◆ **STATED PROBLEM**: Here are records with pictures in them. Copy all of them exactly and leave the pictures out.

◆ **DATA RECORDS**:
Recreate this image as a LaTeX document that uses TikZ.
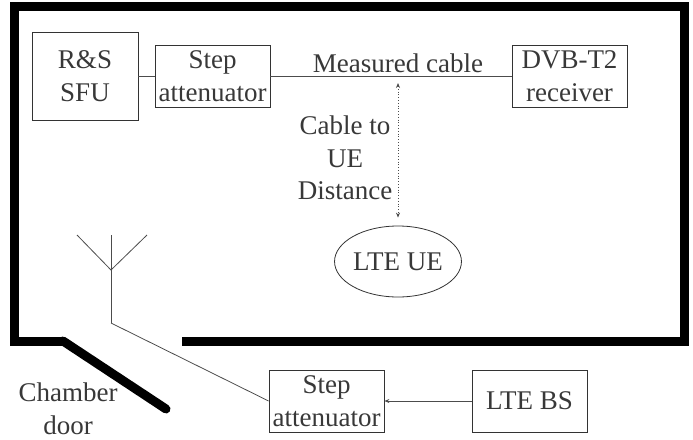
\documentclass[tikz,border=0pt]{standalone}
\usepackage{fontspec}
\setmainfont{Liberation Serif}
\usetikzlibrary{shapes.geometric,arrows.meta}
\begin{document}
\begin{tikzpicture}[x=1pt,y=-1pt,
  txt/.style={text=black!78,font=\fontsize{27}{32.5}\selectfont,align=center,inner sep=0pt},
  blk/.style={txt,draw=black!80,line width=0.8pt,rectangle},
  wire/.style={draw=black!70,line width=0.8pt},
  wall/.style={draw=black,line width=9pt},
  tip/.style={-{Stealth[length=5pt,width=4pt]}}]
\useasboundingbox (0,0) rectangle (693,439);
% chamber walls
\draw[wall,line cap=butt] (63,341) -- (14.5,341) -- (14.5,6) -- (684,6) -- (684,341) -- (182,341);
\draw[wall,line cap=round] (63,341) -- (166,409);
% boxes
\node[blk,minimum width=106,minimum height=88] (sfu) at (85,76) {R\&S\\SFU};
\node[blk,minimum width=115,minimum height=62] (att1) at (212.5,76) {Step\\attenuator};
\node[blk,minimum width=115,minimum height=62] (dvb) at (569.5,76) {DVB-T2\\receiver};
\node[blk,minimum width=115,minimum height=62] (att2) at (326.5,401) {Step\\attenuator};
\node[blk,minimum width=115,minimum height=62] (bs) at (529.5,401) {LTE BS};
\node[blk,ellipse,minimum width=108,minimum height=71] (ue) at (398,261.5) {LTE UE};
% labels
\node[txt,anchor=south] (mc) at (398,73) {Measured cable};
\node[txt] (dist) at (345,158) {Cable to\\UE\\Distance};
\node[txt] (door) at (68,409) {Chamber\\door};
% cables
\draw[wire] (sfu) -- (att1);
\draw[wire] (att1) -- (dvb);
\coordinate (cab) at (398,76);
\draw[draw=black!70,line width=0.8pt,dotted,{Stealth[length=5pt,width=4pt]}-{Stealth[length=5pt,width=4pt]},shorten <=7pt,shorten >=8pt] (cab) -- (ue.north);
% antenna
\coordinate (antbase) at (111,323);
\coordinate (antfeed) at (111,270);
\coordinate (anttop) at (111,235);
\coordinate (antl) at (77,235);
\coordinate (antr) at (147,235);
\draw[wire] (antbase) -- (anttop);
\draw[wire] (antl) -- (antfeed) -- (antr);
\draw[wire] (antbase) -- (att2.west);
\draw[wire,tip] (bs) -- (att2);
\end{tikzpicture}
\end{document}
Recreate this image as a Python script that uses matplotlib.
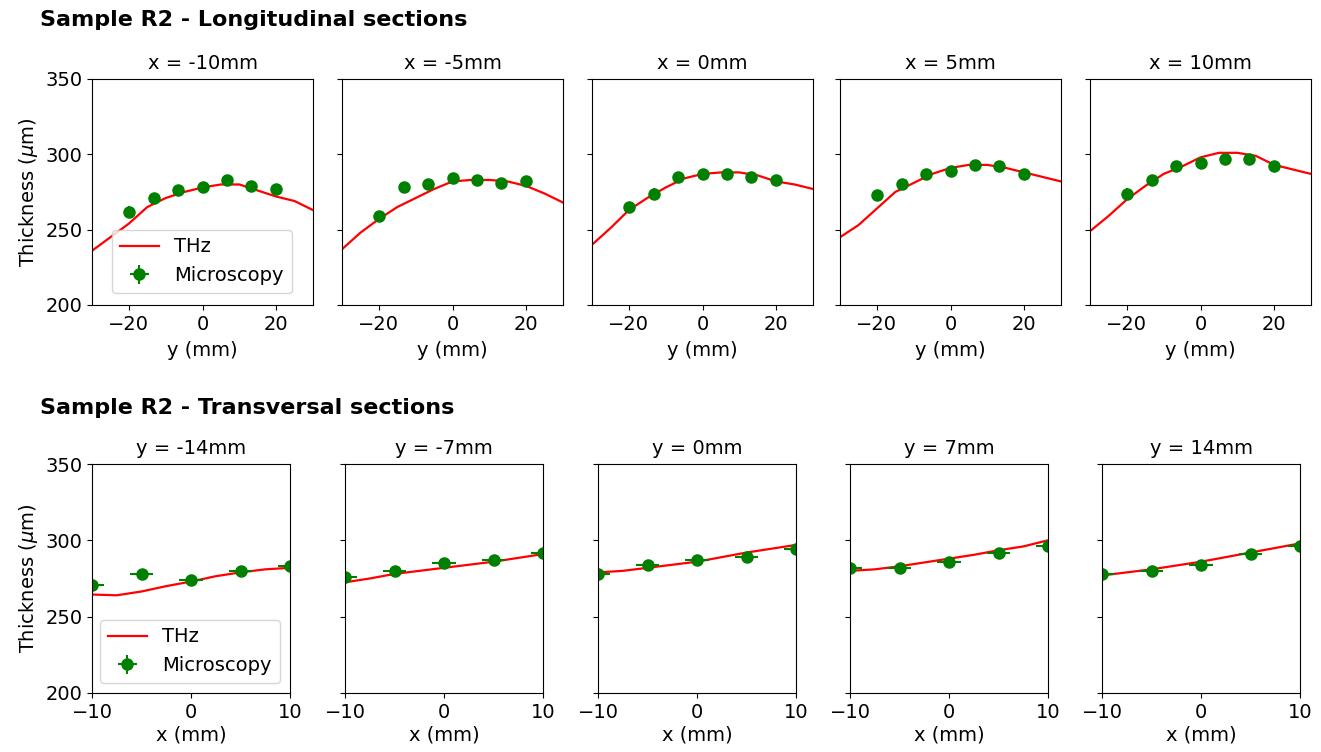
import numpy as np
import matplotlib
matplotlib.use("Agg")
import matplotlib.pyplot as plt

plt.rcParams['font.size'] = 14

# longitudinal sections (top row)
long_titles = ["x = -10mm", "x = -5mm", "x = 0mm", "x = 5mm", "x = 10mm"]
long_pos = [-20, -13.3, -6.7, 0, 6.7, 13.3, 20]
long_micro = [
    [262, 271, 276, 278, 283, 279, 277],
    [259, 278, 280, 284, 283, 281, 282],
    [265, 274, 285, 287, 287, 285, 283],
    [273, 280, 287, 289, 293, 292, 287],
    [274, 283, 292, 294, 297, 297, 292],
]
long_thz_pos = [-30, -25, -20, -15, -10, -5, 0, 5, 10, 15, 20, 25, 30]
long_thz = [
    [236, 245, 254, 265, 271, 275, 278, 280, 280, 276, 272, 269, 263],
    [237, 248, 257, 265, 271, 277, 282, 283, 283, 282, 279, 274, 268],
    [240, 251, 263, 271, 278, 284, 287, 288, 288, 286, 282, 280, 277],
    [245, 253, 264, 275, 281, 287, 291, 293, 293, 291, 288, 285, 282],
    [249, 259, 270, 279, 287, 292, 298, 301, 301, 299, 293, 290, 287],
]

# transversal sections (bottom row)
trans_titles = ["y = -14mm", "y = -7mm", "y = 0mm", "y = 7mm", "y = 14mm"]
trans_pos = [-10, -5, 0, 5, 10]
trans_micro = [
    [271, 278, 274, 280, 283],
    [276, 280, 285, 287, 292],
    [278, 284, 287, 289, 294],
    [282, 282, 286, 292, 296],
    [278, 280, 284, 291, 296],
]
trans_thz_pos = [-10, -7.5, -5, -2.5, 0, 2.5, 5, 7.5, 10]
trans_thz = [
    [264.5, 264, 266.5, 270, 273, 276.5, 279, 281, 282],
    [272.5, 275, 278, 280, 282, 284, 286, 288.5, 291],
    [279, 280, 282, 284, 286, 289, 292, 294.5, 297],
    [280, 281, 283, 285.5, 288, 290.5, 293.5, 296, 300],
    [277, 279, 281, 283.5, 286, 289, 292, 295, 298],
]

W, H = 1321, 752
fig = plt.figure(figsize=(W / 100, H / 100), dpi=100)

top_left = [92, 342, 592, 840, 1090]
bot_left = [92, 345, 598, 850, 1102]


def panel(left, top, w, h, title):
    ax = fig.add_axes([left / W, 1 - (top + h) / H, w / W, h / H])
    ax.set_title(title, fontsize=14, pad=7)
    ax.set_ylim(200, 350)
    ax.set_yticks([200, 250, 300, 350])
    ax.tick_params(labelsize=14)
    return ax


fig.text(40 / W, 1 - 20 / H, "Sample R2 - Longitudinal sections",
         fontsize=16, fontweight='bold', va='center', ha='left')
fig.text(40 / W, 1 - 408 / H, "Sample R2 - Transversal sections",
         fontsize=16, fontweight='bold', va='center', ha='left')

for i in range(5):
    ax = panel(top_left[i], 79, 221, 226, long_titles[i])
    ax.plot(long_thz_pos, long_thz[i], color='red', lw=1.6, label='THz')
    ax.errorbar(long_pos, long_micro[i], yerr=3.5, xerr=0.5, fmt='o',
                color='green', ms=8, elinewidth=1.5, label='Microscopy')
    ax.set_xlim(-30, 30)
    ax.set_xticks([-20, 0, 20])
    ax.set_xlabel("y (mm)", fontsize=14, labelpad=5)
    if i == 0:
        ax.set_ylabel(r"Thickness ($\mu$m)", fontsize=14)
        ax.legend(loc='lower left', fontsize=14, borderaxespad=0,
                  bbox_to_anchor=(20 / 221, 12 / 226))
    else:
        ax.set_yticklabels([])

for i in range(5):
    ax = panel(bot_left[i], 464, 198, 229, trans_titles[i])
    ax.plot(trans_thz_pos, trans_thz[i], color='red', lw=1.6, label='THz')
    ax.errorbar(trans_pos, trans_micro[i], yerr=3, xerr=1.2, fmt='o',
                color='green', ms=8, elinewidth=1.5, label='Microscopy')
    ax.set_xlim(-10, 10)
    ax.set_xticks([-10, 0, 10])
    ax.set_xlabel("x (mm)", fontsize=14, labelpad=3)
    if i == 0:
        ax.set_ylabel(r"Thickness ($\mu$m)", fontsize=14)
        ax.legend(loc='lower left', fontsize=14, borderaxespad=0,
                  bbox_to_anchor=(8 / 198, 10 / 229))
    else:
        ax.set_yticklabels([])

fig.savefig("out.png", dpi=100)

◆ **FINAL RESULT**:
Recreate this image as a LaTeX document that uses TikZ.
\documentclass[tikz,border=0pt]{standalone}
\usepackage{fontspec}
\setmainfont{Liberation Serif}
\usetikzlibrary{shapes.geometric,arrows.meta}
\begin{document}
\begin{tikzpicture}[x=1pt,y=-1pt,
  txt/.style={text=black!78,font=\fontsize{27}{32.5}\selectfont,align=center,inner sep=0pt},
  blk/.style={txt,draw=black!80,line width=0.8pt,rectangle},
  wire/.style={draw=black!70,line width=0.8pt},
  wall/.style={draw=black,line width=9pt},
  tip/.style={-{Stealth[length=5pt,width=4pt]}}]
\useasboundingbox (0,0) rectangle (693,439);
% chamber walls
\draw[wall,line cap=butt] (63,341) -- (14.5,341) -- (14.5,6) -- (684,6) -- (684,341) -- (182,341);
\draw[wall,line cap=round] (63,341) -- (166,409);
% boxes
\node[blk,minimum width=106,minimum height=88] (sfu) at (85,76) {R\&S\\SFU};
\node[blk,minimum width=115,minimum height=62] (att1) at (212.5,76) {Step\\attenuator};
\node[blk,minimum width=115,minimum height=62] (dvb) at (569.5,76) {DVB-T2\\receiver};
\node[blk,minimum width=115,minimum height=62] (att2) at (326.5,401) {Step\\attenuator};
\node[blk,minimum width=115,minimum height=62] (bs) at (529.5,401) {LTE BS};
\node[blk,ellipse,minimum width=108,minimum height=71] (ue) at (398,261.5) {LTE UE};
% labels
\node[txt,anchor=south] (mc) at (398,73) {Measured cable};
\node[txt] (dist) at (345,158) {Cable to\\UE\\Distance};
\node[txt] (door) at (68,409) {Chamber\\door};
% cables
\draw[wire] (sfu) -- (att1);
\draw[wire] (att1) -- (dvb);
\coordinate (cab) at (398,76);
\draw[draw=black!70,line width=0.8pt,dotted,{Stealth[length=5pt,width=4pt]}-{Stealth[length=5pt,width=4pt]},shorten <=7pt,shorten >=8pt] (cab) -- (ue.north);
% antenna
\coordinate (antbase) at (111,323);
\coordinate (antfeed) at (111,270);
\coordinate (anttop) at (111,235);
\coordinate (antl) at (77,235);
\coordinate (antr) at (147,235);
\draw[wire] (antbase) -- (anttop);
\draw[wire] (antl) -- (antfeed) -- (antr);
\draw[wire] (antbase) -- (att2.west);
\draw[wire,tip] (bs) -- (att2);
\end{tikzpicture}
\end{document}
Recreate this image as a Python script that uses matplotlib.
import numpy as np
import matplotlib
matplotlib.use("Agg")
import matplotlib.pyplot as plt

plt.rcParams['font.size'] = 14

# longitudinal sections (top row)
long_titles = ["x = -10mm", "x = -5mm", "x = 0mm", "x = 5mm", "x = 10mm"]
long_pos = [-20, -13.3, -6.7, 0, 6.7, 13.3, 20]
long_micro = [
    [262, 271, 276, 278, 283, 279, 277],
    [259, 278, 280, 284, 283, 281, 282],
    [265, 274, 285, 287, 287, 285, 283],
    [273, 280, 287, 289, 293, 292, 287],
    [274, 283, 292, 294, 297, 297, 292],
]
long_thz_pos = [-30, -25, -20, -15, -10, -5, 0, 5, 10, 15, 20, 25, 30]
long_thz = [
    [236, 245, 254, 265, 271, 275, 278, 280, 280, 276, 272, 269, 263],
    [237, 248, 257, 265, 271, 277, 282, 283, 283, 282, 279, 274, 268],
    [240, 251, 263, 271, 278, 284, 287, 288, 288, 286, 282, 280, 277],
    [245, 253, 264, 275, 281, 287, 291, 293, 293, 291, 288, 285, 282],
    [249, 259, 270, 279, 287, 292, 298, 301, 301, 299, 293, 290, 287],
]

# transversal sections (bottom row)
trans_titles = ["y = -14mm", "y = -7mm", "y = 0mm", "y = 7mm", "y = 14mm"]
trans_pos = [-10, -5, 0, 5, 10]
trans_micro = [
    [271, 278, 274, 280, 283],
    [276, 280, 285, 287, 292],
    [278, 284, 287, 289, 294],
    [282, 282, 286, 292, 296],
    [278, 280, 284, 291, 296],
]
trans_thz_pos = [-10, -7.5, -5, -2.5, 0, 2.5, 5, 7.5, 10]
trans_thz = [
    [264.5, 264, 266.5, 270, 273, 276.5, 279, 281, 282],
    [272.5, 275, 278, 280, 282, 284, 286, 288.5, 291],
    [279, 280, 282, 284, 286, 289, 292, 294.5, 297],
    [280, 281, 283, 285.5, 288, 290.5, 293.5, 296, 300],
    [277, 279, 281, 283.5, 286, 289, 292, 295, 298],
]

W, H = 1321, 752
fig = plt.figure(figsize=(W / 100, H / 100), dpi=100)

top_left = [92, 342, 592, 840, 1090]
bot_left = [92, 345, 598, 850, 1102]


def panel(left, top, w, h, title):
    ax = fig.add_axes([left / W, 1 - (top + h) / H, w / W, h / H])
    ax.set_title(title, fontsize=14, pad=7)
    ax.set_ylim(200, 350)
    ax.set_yticks([200, 250, 300, 350])
    ax.tick_params(labelsize=14)
    return ax


fig.text(40 / W, 1 - 20 / H, "Sample R2 - Longitudinal sections",
         fontsize=16, fontweight='bold', va='center', ha='left')
fig.text(40 / W, 1 - 408 / H, "Sample R2 - Transversal sections",
         fontsize=16, fontweight='bold', va='center', ha='left')

for i in range(5):
    ax = panel(top_left[i], 79, 221, 226, long_titles[i])
    ax.plot(long_thz_pos, long_thz[i], color='red', lw=1.6, label='THz')
    ax.errorbar(long_pos, long_micro[i], yerr=3.5, xerr=0.5, fmt='o',
                color='green', ms=8, elinewidth=1.5, label='Microscopy')
    ax.set_xlim(-30, 30)
    ax.set_xticks([-20, 0, 20])
    ax.set_xlabel("y (mm)", fontsize=14, labelpad=5)
    if i == 0:
        ax.set_ylabel(r"Thickness ($\mu$m)", fontsize=14)
        ax.legend(loc='lower left', fontsize=14, borderaxespad=0,
                  bbox_to_anchor=(20 / 221, 12 / 226))
    else:
        ax.set_yticklabels([])

for i in range(5):
    ax = panel(bot_left[i], 464, 198, 229, trans_titles[i])
    ax.plot(trans_thz_pos, trans_thz[i], color='red', lw=1.6, label='THz')
    ax.errorbar(trans_pos, trans_micro[i], yerr=3, xerr=1.2, fmt='o',
                color='green', ms=8, elinewidth=1.5, label='Microscopy')
    ax.set_xlim(-10, 10)
    ax.set_xticks([-10, 0, 10])
    ax.set_xlabel("x (mm)", fontsize=14, labelpad=3)
    if i == 0:
        ax.set_ylabel(r"Thickness ($\mu$m)", fontsize=14)
        ax.legend(loc='lower left', fontsize=14, borderaxespad=0,
                  bbox_to_anchor=(8 / 198, 10 / 229))
    else:
        ax.set_yticklabels([])

fig.savefig("out.png", dpi=100)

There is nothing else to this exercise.